Hims & Hers Super Bowl ad for compounded semaglutide ignites debate over IP, patient safety, and the GLP-1 gray market
Feb 11, 2025
Key Points
- Hims & Hers' Super Bowl ad for compounded semaglutide drew bipartisan Senate criticism and PhRMA backlash for omitting safety disclosures while positioning the drug as an affordable alternative to Novo Nordisk's Wegovy and Ozempic.
- Compounded semaglutide operates in a regulatory gray zone where minimal barriers to entry and minimal quality controls create patient safety risks that branded alternatives avoid.
- Hims is racing to acquire customers before FDA supply shortages end, betting that telemedicine convenience will retain users even after compounding stops and margins compress on branded versions.
Summary
Hims & Hers aired a Super Bowl ad positioning its compounded version of semaglutide as an affordable alternative to Novo Nordisk's branded Wegovy and Ozempic, painting the weight loss drug market as rigged by a greedy healthcare system. The commercial, which featured Childish Gambino's "This Is America," prompted immediate backlash from pharma lobbying group PhRMA and a bipartisan Senate letter from Dick Durbin and Roger Marshall criticizing the ad as deceptive for failing to disclose safety risks and side effects.
The core tension centers on IP and patient safety. TJ Parker, the co-founder of PillPack (acquired by Amazon for $1 billion), pushed back hard on the strategy, arguing that Hims is "shamelessly stealing IP" while selling compounded semaglutide at roughly the same net price as the original branded drug—undercutting the Robin Hood narrative. His broader concern is compounding quality. Unlike FDA-regulated pharmaceutical manufacturing, compounding pharmacies operate with minimal barriers. A single license can cost less than $1 million to acquire, and a small operation—essentially one room with a licensed operator—can manufacture and ship injectables directly to consumers. Parker's worry that patient harm stems from this gray-market production reflects a legitimate problem: compounded peptides lack the rigorous testing and quality controls of brand-name drugs.

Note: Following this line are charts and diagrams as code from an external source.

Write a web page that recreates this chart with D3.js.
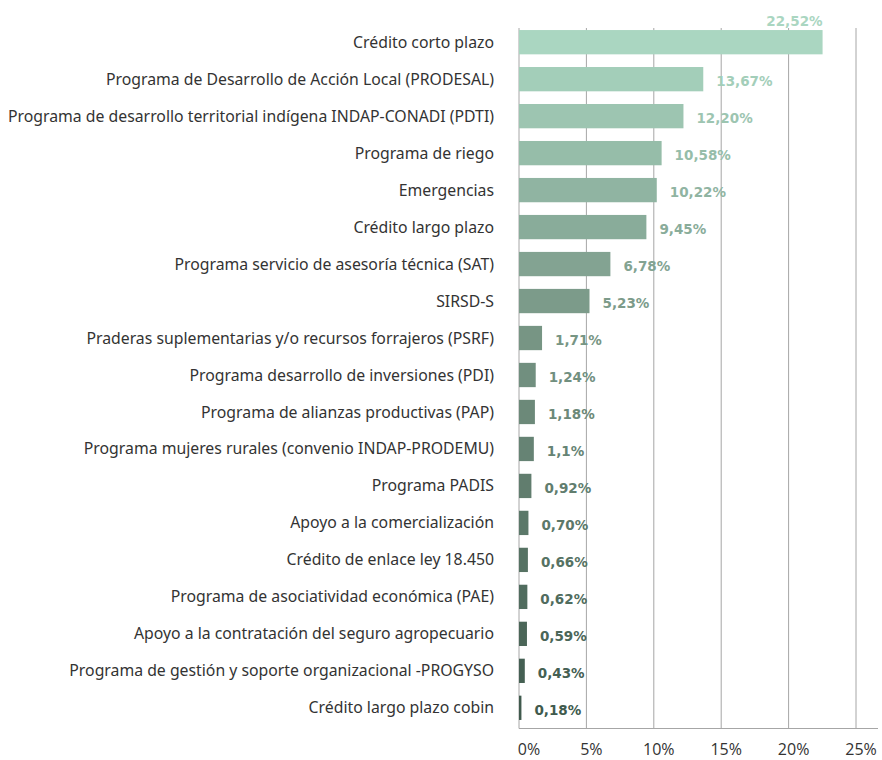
<!DOCTYPE html>
<html>
<head>
<meta charset="utf-8">
<script src="https://cdn.jsdelivr.net/npm/d3@7"></script>
<style>
  body { margin: 0; background: #fff; }
  svg { display: block; }
</style>
</head>
<body>
<div id="chart"></div>
<script>
const categories = [
    "Crédito corto plazo",
    "Programa de Desarrollo de Acción Local (PRODESAL)",
    "Programa de desarrollo territorial indígena INDAP-CONADI (PDTI)",
    "Programa de riego",
    "Emergencias",
    "Crédito largo plazo",
    "Programa servicio de asesoría técnica (SAT)",
    "SIRSD-S",
    "Praderas suplementarias y/o recursos forrajeros (PSRF)",
    "Programa desarrollo de inversiones (PDI)",
    "Programa de alianzas productivas (PAP)",
    "Programa mujeres rurales (convenio INDAP-PRODEMU)",
    "Programa PADIS",
    "Apoyo a la comercialización",
    "Crédito de enlace ley 18.450",
    "Programa de asociatividad económica (PAE)",
    "Apoyo a la contratación del seguro agropecuario",
    "Programa de gestión y soporte organizacional -PROGYSO",
    "Crédito largo plazo cobin"
];
const values = [22.52, 13.67, 12.20, 10.58, 10.22, 9.45, 6.78, 5.23, 1.71, 1.24, 1.18, 1.1, 0.92, 0.70, 0.66, 0.62, 0.59, 0.43, 0.18];
const valueLabels = ["22,52%", "13,67%", "12,20%", "10,58%", "10,22%", "9,45%", "6,78%", "5,23%", "1,71%", "1,24%", "1,18%", "1,1%", "0,92%", "0,70%", "0,66%", "0,62%", "0,59%", "0,43%", "0,18%"];
const ticks = [0, 5, 10, 15, 20, 25];

const width = 882, height = 760;
const x0 = 519, x1 = 856, plotTop = 28, plotBottom = 728.5;

const data = categories.map((c, i) => ({ name: c, value: values[i], label: valueLabels[i], i }));

const svg = d3.select("#chart")
    .append("svg")
    .attr("width", width)
    .attr("height", height);

const x = d3.scaleLinear()
    .domain([0, 25])
    .range([x0, x1]);

const y = d3.scaleBand()
    .domain(categories)
    .range([23.7, 726.3])
    .paddingInner(0.343)
    .paddingOuter(0.1715);

const color = d3.scaleLinear()
    .domain([0, 7, 18])
    .range(["#aad6c1", "#7c9b8a", "#405a4d"]);

// gridlines
svg.append("g")
    .selectAll("line")
    .data(ticks.slice(1))
    .join("line")
    .attr("x1", d => x(d))
    .attr("x2", d => x(d))
    .attr("y1", plotTop)
    .attr("y2", plotBottom)
    .attr("stroke", "#a6a6a6")
    .attr("stroke-width", 1);

// axes lines
svg.append("line")
    .attr("x1", x0).attr("x2", x0)
    .attr("y1", plotTop).attr("y2", plotBottom)
    .attr("stroke", "#a6a6a6");
svg.append("line")
    .attr("x1", x0).attr("x2", 878)
    .attr("y1", plotBottom).attr("y2", plotBottom)
    .attr("stroke", "#a6a6a6");

// tick labels
svg.append("g")
    .selectAll("text")
    .data(ticks)
    .join("text")
    .attr("x", d => x(d) + (d === 0 ? 10 : 5))
    .attr("y", 755)
    .attr("text-anchor", "middle")
    .style("font-family", "'Open Sans', sans-serif")
    .style("font-size", "16px")
    .style("fill", "#333")
    .text(d => d + "%");

// bars
svg.append("g")
    .selectAll("rect")
    .data(data)
    .join("rect")
    .attr("x", x(0))
    .attr("y", d => y(d.name))
    .attr("width", d => x(d.value) - x(0))
    .attr("height", y.bandwidth())
    .attr("fill", d => color(d.i));

// category labels
svg.append("g")
    .selectAll("text")
    .data(data)
    .join("text")
    .attr("x", 494)
    .attr("y", d => y(d.name) + y.bandwidth() / 2)
    .attr("dy", "0.35em")
    .attr("text-anchor", "end")
    .style("font-family", "'Noto Sans', sans-serif")
    .style("font-size", "15.8px")
    .style("fill", "#333")
    .text(d => d.name);

// value labels
svg.append("g")
    .selectAll("text")
    .data(data)
    .join("text")
    .attr("x", d => d.i === 0 ? x(d.value) : x(d.value) + 13)
    .attr("y", d => d.i === 0 ? y(d.name) - 9 : y(d.name) + y.bandwidth() / 2 + 2)
    .attr("dy", "0.35em")
    .attr("text-anchor", d => d.i === 0 ? "end" : "start")
    .style("font-family", "'DejaVu Sans', Verdana, sans-serif")
    .style("font-size", "13.5px")
    .style("font-weight", "bold")
    .style("fill", d => color(d.i))
    .text(d => d.label);
</script>
</body>
</html>
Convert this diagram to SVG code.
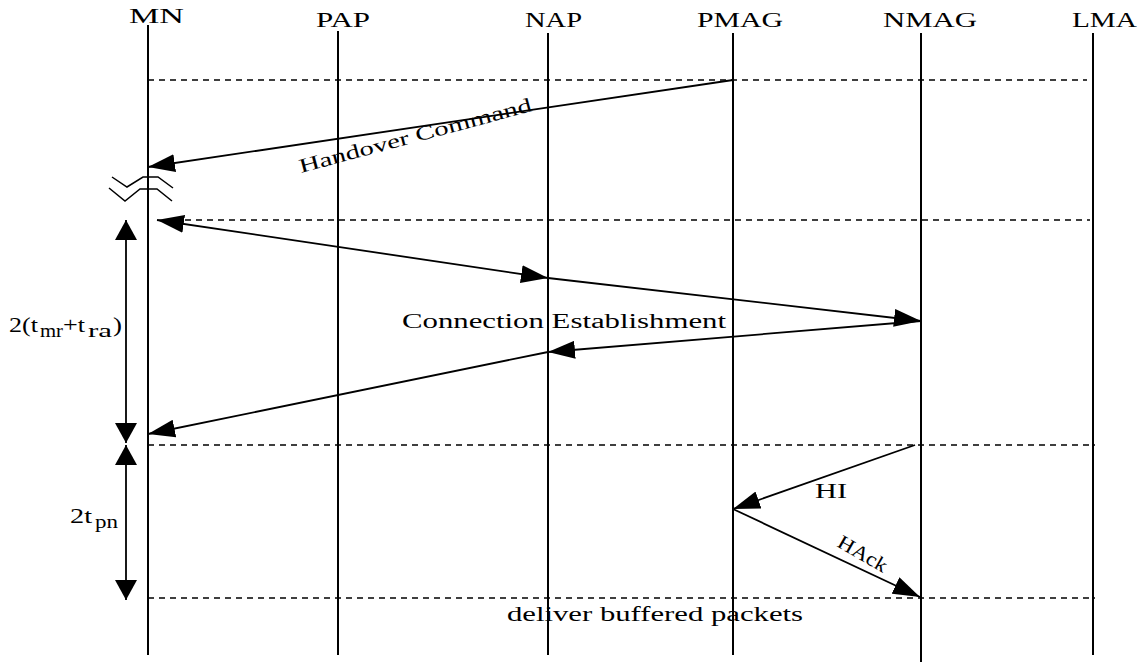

Hims' ability to compound semaglutide hinges on an FDA shortage designation that remains active for Novo's Ozempic and Wegovy. Federal regulations permit compounding when a drug is in short supply and deemed critical. The FDA recently declared the shortage of Eli Lilly's Zepbound over, ending legal compounding for that competitor. Novo remains on the shortage list, which is precisely what Novo wants to escape—ending the shortage would choke off Hims' compounding advantage and force the telehealth company into white-label reselling of the branded drug at lower margins.
The calculus appears to be that the revenue from rapid customer acquisition and high margins on compounded versions outweighs regulatory risk. Hims' stock has performed well, and the company seems comfortable absorbing potential future fines as a cost of market dominance. The telehealth model itself—avoiding the friction of in-person visits for sensitive conditions like obesity, erectile dysfunction, and hair loss—has proven durable. Conversion rates are likely higher than traditional pharma channels, which could sustain customer loyalty even after compounding eventually ends and Hims transitions to selling branded drugs at lower margins.
The longer game is about building a defensible customer base before supply constraints ease. Once Novo increases production enough to end the shortage, compounding will be legally curtailed. But by then, Hims will have acquired millions of customers who may stick around for the convenience of telemedicine, even if they're paying more for the branded version. The ad's timing—released early to front-run competitors—suggests Hims is racing to capture market share while the window remains open.
There is a plausible bull case: telemedicine for primary care and prescription refills could consolidate into one platform, and if Hims becomes that platform, the TAM could justify valuations in the hundreds of billions. But that outcome depends on staying out of serious regulatory trouble and on winning customer loyalty despite operating in a patent-ambiguous gray market. The company is betting that customer outcomes—people losing significant weight—will matter more than the method of manufacture. Whether that confidence is justified will become clear once outcome data accumulates and supply constraints resolve.